Table of Contents
Rustic Style: Meaning, Purpose, and Uses in Interior Design
Numas Zerpa |
Rustic Style is an interior design language rooted in natural building traditions, particularly those associated with rural homes, farm structures, mountain lodges, and early vernacular architecture.
The style typically emphasizes solid wood, natural stone, forged metal, plaster, leather, linen, wool, and other materials that reveal their construction rather than conceal it. Beams remain exposed. Floorboards show grain variation. Stone walls retain irregular edges. Hardware often feels substantial in the hand because it is.
What separates Rustic Style from many other design approaches is its relationship with imperfection. Variation is expected. A reclaimed oak beam may contain old nail holes. Limestone flooring may wear unevenly along circulation paths. A dining table may gain dents and darkened areas where hands touch it most frequently.
The History of Rustic Style
For centuries, homes were constructed from what existed nearby: timber in forested regions, stone in mountainous areas, clay and lime where suitable deposits could be found. Builders worked with local materials not because they were pursuing an aesthetic, but because transportation was expensive and alternatives were often unavailable. The exposed beams, stone walls, and wide-plank floors now associated with rustic interiors were originally the visible result of necessity.
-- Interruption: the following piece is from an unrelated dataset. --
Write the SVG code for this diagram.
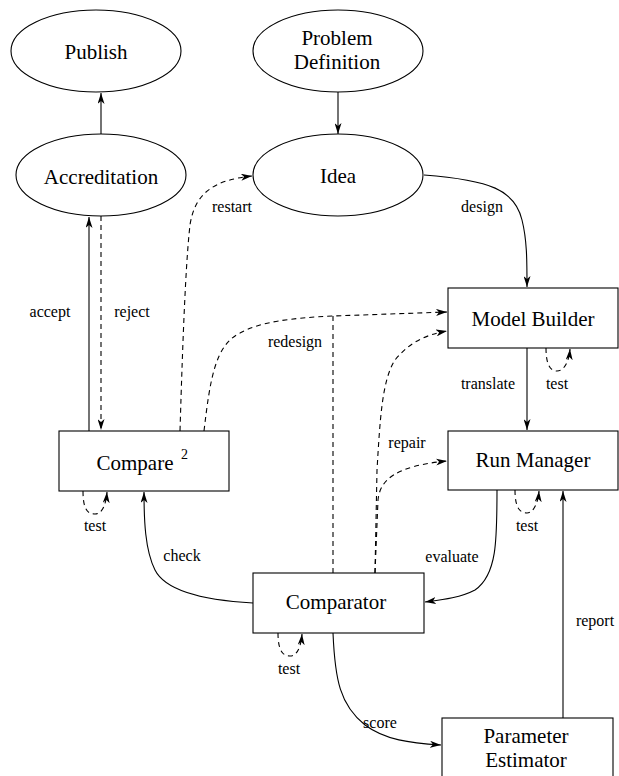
<svg xmlns="http://www.w3.org/2000/svg" width="619" height="776" viewBox="0 0 619 776">
  <defs>
    <marker id="arrow" viewBox="0 0 11 7" markerWidth="11" markerHeight="7" refX="11" refY="3.5" orient="auto" markerUnits="userSpaceOnUse">
      <path d="M0,0 L11,3.5 L0,7 L3,3.5 z" fill="#000"/>
    </marker>
  </defs>
  <style>
    text { font-family: 'Liberation Serif', 'DejaVu Serif', serif; fill: #000; }
    .node { fill: #fff; stroke: #000; stroke-width: 1.1; }
    .label { font-size: 21px; text-anchor: middle; }
    .sup { font-size: 14px; }
    .elabel { font-size: 16px; text-anchor: middle; }
    .edge { fill: none; stroke: #000; stroke-width: 1.1; marker-end: url(#arrow); }
    .plain { fill: none; stroke: #000; stroke-width: 1.1; }
    .dash { stroke-dasharray: 5 4; }
  </style>
  <rect width="619" height="776" fill="#fff"/>

  <g id="connectors">
    <!-- solid flows -->
    <path class="edge" d="M101,134 L101,93"/>
    <path class="edge" d="M338,92 L338,134"/>
    <path class="edge" d="M424,175 C490,180 515,190 522,220 C527,240 527,260 527,287"/>
    <path class="edge" d="M527,348 L527,430"/>
    <path class="edge" d="M497,490 C497,540 497,575 475,590 C460,598 440,600 425,602"/>
    <path class="edge" d="M563,718 L563,491"/>
    <path class="edge" d="M333,633 C335,680 340,705 365,725 C385,740 410,743 441,745"/>
    <path class="edge" d="M253,603 C200,600 165,590 155,570 C145,550 144,520 144,492"/>
    <path class="edge" d="M89,431 L89,217"/>
    <!-- dashed flows -->
    <path class="edge dash" d="M101,216 L101,430"/>
    <path class="edge dash" d="M180,431 C183,330 186,260 190,225 C195,192 215,180 252,176"/>
    <path class="edge dash" d="M204,431 C210,380 215,345 240,333 C260,322 290,318 333,316 L447,312"/>
    <path class="plain dash" d="M333,573 L333,316"/>
    <path class="edge dash" d="M375,573 L377,470 C380,420 382,380 395,360 C410,342 425,335 447,331"/>
    <path class="edge dash" d="M375,573 L378,500 C380,480 395,466 447,461"/>
    <!-- self tests -->
    <path class="edge dash" d="M83,491 C83,510 88,514 95,514 C102,514 106,505 107,492"/>
    <path class="edge dash" d="M546,348 C546,366 551,371 557,371 C564,371 569,362 570,349"/>
    <path class="edge dash" d="M515,490 C515,508 520,513 527,513 C533,513 538,504 539,491"/>
    <path class="edge dash" d="M278,633 C278,651 283,656 290,656 C297,656 301,647 302,634"/>

    <text class="elabel" x="232" y="212">restart</text>
    <text class="elabel" x="482" y="212">design</text>
    <text class="elabel" x="50" y="317">accept</text>
    <text class="elabel" x="132" y="317">reject</text>
    <text class="elabel" x="295" y="347">redesign</text>
    <text class="elabel" x="488" y="389">translate</text>
    <text class="elabel" x="557" y="389">test</text>
    <text class="elabel" x="407" y="448">repair</text>
    <text class="elabel" x="95" y="531">test</text>
    <text class="elabel" x="527" y="531">test</text>
    <text class="elabel" x="182" y="561">check</text>
    <text class="elabel" x="452" y="562">evaluate</text>
    <text class="elabel" x="595" y="626">report</text>
    <text class="elabel" x="289" y="674">test</text>
    <text class="elabel" x="380" y="728">score</text>
  </g>

  <g id="publish">
    <ellipse class="node" cx="96" cy="51" rx="85" ry="41"/>
    <text class="label" x="96" y="59">Publish</text>
  </g>
  <g id="problem-definition">
    <ellipse class="node" cx="338" cy="51" rx="85" ry="41"/>
    <text class="label" x="337" y="45">Problem</text>
    <text class="label" x="337" y="69">Definition</text>
  </g>
  <g id="accreditation">
    <ellipse class="node" cx="101" cy="175" rx="85" ry="41"/>
    <text class="label" x="101" y="184">Accreditation</text>
  </g>
  <g id="idea">
    <ellipse class="node" cx="338" cy="175" rx="85" ry="41"/>
    <text class="label" x="338" y="183">Idea</text>
  </g>
  <g id="model-builder">
    <rect class="node" x="448" y="288" width="170" height="60"/>
    <text class="label" x="533" y="326">Model Builder</text>
  </g>
  <g id="run-manager">
    <rect class="node" x="448" y="431" width="170" height="59"/>
    <text class="label" x="533" y="467">Run Manager</text>
  </g>
  <g id="compare">
    <rect class="node" x="59" y="431" width="170" height="60"/>
    <text class="label" x="135" y="470">Compare</text>
    <text class="sup" x="181" y="459">2</text>
  </g>
  <g id="comparator">
    <rect class="node" x="253" y="573" width="171" height="60"/>
    <text class="label" x="336" y="609">Comparator</text>
  </g>
  <g id="parameter-estimator">
    <rect class="node" x="442" y="718" width="171" height="70"/>
    <text class="label" x="526" y="743">Parameter</text>
    <text class="label" x="526" y="767">Estimator</text>
  </g>
</svg>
Many of the characteristics that define Rustic Style today emerged directly from those construction realities. In the American Appalachians, chestnut and oak were commonly used because they were durable and abundant. Alpine chalets relied on heavy timber framing and deep roof overhangs that protected structures from snow accumulation and seasonal moisture. Mediterranean farmhouses often combined thick stone walls with small openings to reduce heat gain during long summers. What these buildings shared was not a visual style but a logic; materials were selected according to climate, labor, and availability, and the buildings revealed those decisions rather than concealing them.
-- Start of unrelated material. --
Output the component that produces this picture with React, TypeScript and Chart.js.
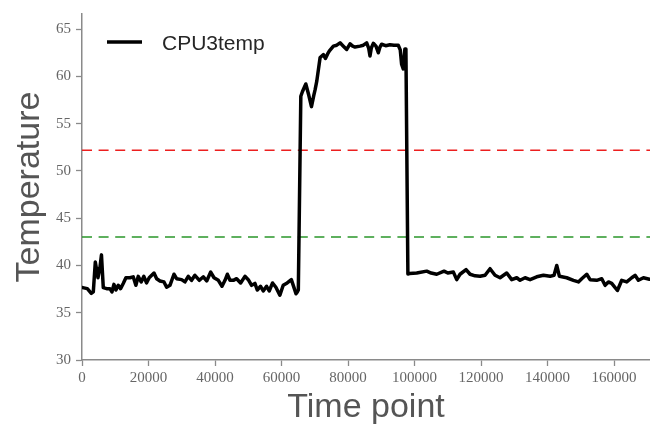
import { useEffect, useRef } from "react";
import { Chart, registerables } from "chart.js";

Chart.register(...registerables);

const seriesLabel = "CPU3temp";
const xTitle = "Time point";
const yTitle = "Temperature";

const timePoints = [
  200, 1600, 2800, 3400, 4000, 4800, 5400, 5850, 6400, 7400, 8400, 9000, 9600, 10200, 10900, 11600,
  12400, 13200, 14400, 15400, 16200, 16900, 17800, 18600, 19400, 20200, 21650, 22450, 23450, 24650,
  25450, 26450, 27650, 28450, 29950, 30950, 31950, 32950, 33950, 35300, 36500, 37500, 38700, 39700,
  41000, 42100, 43000, 43700, 44500, 45500, 46500, 47700, 49000, 50000, 51000, 52000, 52700, 53700,
  54500, 55500, 56300, 57300, 58300, 59500, 60500, 61700, 62950, 63750, 64350, 64750, 65050,
  65800, 66300, 67300, 68200, 69000, 69700, 70100, 70600, 71600, 72600, 73200, 73900, 74400,
  75600, 76600, 77600, 78600, 79600, 80600, 81400, 82100, 83600, 84600, 85600, 86200, 86600,
  87000, 87600, 88400, 89100, 89600, 90100, 91300, 92600, 93800, 95100, 95700, 96100, 96600,
  97100, 97400, 98000, 98500, 100650, 103660, 105000, 106670, 108870, 110000, 111680, 112680,
  113680, 115490, 116690, 118200, 119700, 121200, 122700, 124200, 125710, 127720, 129220, 130730,
  131730, 133230, 134740, 136740, 138750, 140750, 141950, 142760, 143560, 145760, 147770, 149270,
  150270, 151780, 152780, 154790, 156290, 157290, 158290, 159290, 161000, 162300, 163800, 165310,
  166310, 167310, 168820, 170620,
];

const cpu3Temp = [
  37.66, 37.55, 37.05, 37.2, 40.36, 38.7, 39.8, 41.12, 37.66, 37.55, 37.55, 37.2, 38.0, 37.4, 37.9, 37.55,
  38.1, 38.7, 38.7, 38.8, 37.9, 38.85, 38.26, 38.85, 38.15, 38.7, 39.2, 38.6, 38.36, 38.26,
  37.7, 37.9, 39.07, 38.6, 38.5, 38.26, 38.85, 38.43, 38.96, 38.43, 38.8, 38.36, 39.3, 38.7,
  38.43, 37.8, 38.43, 39.07, 38.43, 38.43, 38.6, 38.15, 38.85, 38.5, 37.9, 38.1, 37.4, 37.8,
  37.3, 37.8, 37.3, 38.15, 37.7, 36.85, 37.9, 38.15, 38.5, 37.66, 37.0, 37.2, 37.4,
  57.9, 58.4, 59.2, 58.0, 56.8, 58.0, 58.6, 59.5, 62.0, 62.3, 61.9, 62.4, 62.7,
  63.2, 63.3, 63.55, 63.2, 62.85, 63.45, 63.2, 63.1, 63.2, 63.3, 63.55, 63.0, 62.15,
  63.0, 63.5, 63.2, 62.5, 63.1, 63.4, 63.25, 63.35, 63.3, 63.3, 62.8, 61.3, 60.8,
  62.9, 62.9, 39.1, 39.14, 39.2, 39.4, 39.2, 39.07, 39.4, 39.2, 39.3, 38.5,
  39.07, 39.56, 39.07, 38.9, 38.85, 38.96, 39.66, 38.96, 38.7, 39.2, 38.5, 38.7,
  38.43, 38.7, 38.5, 38.8, 38.96, 38.85, 38.96, 40.0, 38.85, 38.7, 38.43, 38.26,
  38.6, 39.07, 38.5, 38.43, 38.6, 37.9, 38.26, 38.1, 37.35, 38.43, 38.26, 38.7,
  38.96, 38.43, 38.7, 38.55,
];

const upperThreshold = 52.2;
const lowerThreshold = 43;

const xTicks = [0, 20000, 40000, 60000, 80000, 100000, 120000, 140000, 160000];
const yTicks = [30, 35, 40, 45, 50, 55, 60, 65];
const xMin = 0;
const xMax = 170800;
const yMin = 30;
const yMax = 66.6;

const legendPlugin = {
  id: "insideLegend",
  afterDatasetsDraw(chart: any) {
    const { ctx, chartArea } = chart;
    const ds = chart.data.datasets[0];
    const y = chartArea.top + 28;
    const x0 = chartArea.left + 25;
    ctx.save();
    ctx.strokeStyle = ds.borderColor;
    ctx.lineWidth = 3.5;
    ctx.lineCap = "butt";
    ctx.beginPath();
    ctx.moveTo(x0, y);
    ctx.lineTo(x0 + 35, y);
    ctx.stroke();
    ctx.fillStyle = "#262626";
    ctx.font = '21px "Liberation Sans", Arial, sans-serif';
    ctx.textBaseline = "alphabetic";
    ctx.textAlign = "left";
    ctx.fillText(ds.label, x0 + 55, y + 7.6);
    ctx.restore();
  },
};

export default function App() {
  const ref = useRef<HTMLCanvasElement | null>(null);

  useEffect(() => {
    if (!ref.current) return;
    const tickFont = { family: '"Liberation Serif", "Times New Roman", serif', size: 15 };
    const titleFont = { family: '"Liberation Sans", Arial, sans-serif', size: 34, lineHeight: 1 };
    const chart = new Chart(ref.current, {
      type: "line",
      data: {
        datasets: [
          {
            label: seriesLabel,
            data: timePoints.map((t, i) => ({ x: t, y: cpu3Temp[i] })),
            borderColor: "#000000",
            borderWidth: 3.5,
            pointRadius: 0,
            tension: 0,
            borderJoinStyle: "round",
            borderCapStyle: "round",
          },
          {
            label: "upper",
            data: [
              { x: xMin, y: upperThreshold },
              { x: xMax, y: upperThreshold },
            ],
            borderColor: "#ec1f1f",
            borderWidth: 1.5,
            borderDash: [10, 6.6],
            pointRadius: 0,
          },
          {
            label: "lower",
            data: [
              { x: xMin, y: lowerThreshold },
              { x: xMax, y: lowerThreshold },
            ],
            borderColor: "#2a962a",
            borderWidth: 1.5,
            borderDash: [10, 6.6],
            pointRadius: 0,
          },
        ],
      },
      options: {
        responsive: false,
        animation: false,
        layout: { padding: { top: 12.7, right: 0, left: 0, bottom: 0 } },
        plugins: {
          legend: { display: false },
          tooltip: { enabled: false },
        },
        scales: {
          x: {
            type: "linear",
            min: xMin,
            max: xMax,
            afterBuildTicks: (s: any) => {
              s.ticks = xTicks.map((v) => ({ value: v }));
            },
            afterFit: (s: any) => {
              s.height = 66;
            },
            grid: {
              drawOnChartArea: false,
              drawTicks: true,
              tickLength: 6,
              tickColor: "#8a8a8a",
              tickWidth: 1.3,
            },
            border: { display: true, color: "#8a8a8a", width: 1.5 },
            ticks: {
              color: "#666666",
              font: tickFont,
              padding: 3,
              maxRotation: 0,
              autoSkip: false,
              callback: (v: any) => String(v),
            },
            title: {
              display: true,
              text: xTitle,
              color: "#555555",
              font: titleFont,
              padding: { top: 0, bottom: 1.5 },
            },
          },
          y: {
            type: "linear",
            min: yMin,
            max: yMax,
            afterBuildTicks: (s: any) => {
              s.ticks = yTicks.map((v) => ({ value: v }));
            },
            afterFit: (s: any) => {
              s.width = 82;
            },
            grid: {
              drawOnChartArea: false,
              drawTicks: true,
              tickLength: 6,
              tickColor: "#8a8a8a",
              tickWidth: 1.3,
            },
            border: { display: true, color: "#8a8a8a", width: 1.5 },
            ticks: {
              color: "#666666",
              font: tickFont,
              padding: 5,
              autoSkip: false,
              callback: (v: any) => String(v),
            },
            title: {
              display: true,
              text: yTitle,
              color: "#555555",
              font: titleFont,
              padding: { top: 12.5, bottom: 0 },
            },
          },
        },
      },
      plugins: [legendPlugin],
    } as any);
    return () => chart.destroy();
  }, []);

  return (
    <div style={{ position: "absolute", left: 0, top: 0, width: 650, height: 426, background: "#fff" }}>
      <canvas ref={ref} width={650} height={426} style={{ display: "block" }} />
    </div>
  );
}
The Industrial Revolution altered that relationship. Manufactured moldings, machine-milled lumber, factory finishes, and mass-produced decorative products made it possible to standardize construction in ways that had never existed before. Homes became more uniform, more repeatable, and often more affordable. Yet as industrialization expanded, some architects, designers, and craftspeople began to view the loss of visible craftsmanship as a cultural cost. By the late nineteenth century, movements such as Arts and Crafts argued that construction methods, materials, and workmanship should remain legible within the finished building rather than hidden beneath layers of ornament or industrial production.
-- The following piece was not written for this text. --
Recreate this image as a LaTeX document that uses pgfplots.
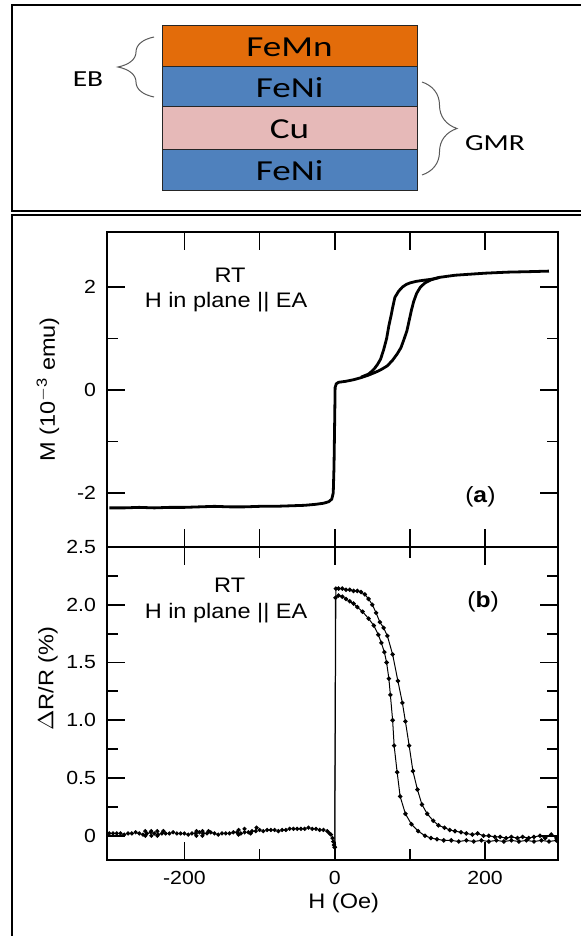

That shift transformed rustic construction from a necessity into a deliberate design choice. Exposed joinery, hand-finished timber, forged metal hardware, and natural materials were no longer simply practical solutions; they became ways of preserving a connection to craft in an increasingly mechanized world. Throughout the 20th century, this thinking influenced everything from American ranch houses and Adirondack camps to European country homes and mountain lodges.
Today, Rustic Style survives not because people want to recreate historic buildings exactly as they were, but because many of the values behind those buildings remain relevant. In an era dominated by engineered surfaces and materials designed to imitate something else, rustic interiors offer a different proposition.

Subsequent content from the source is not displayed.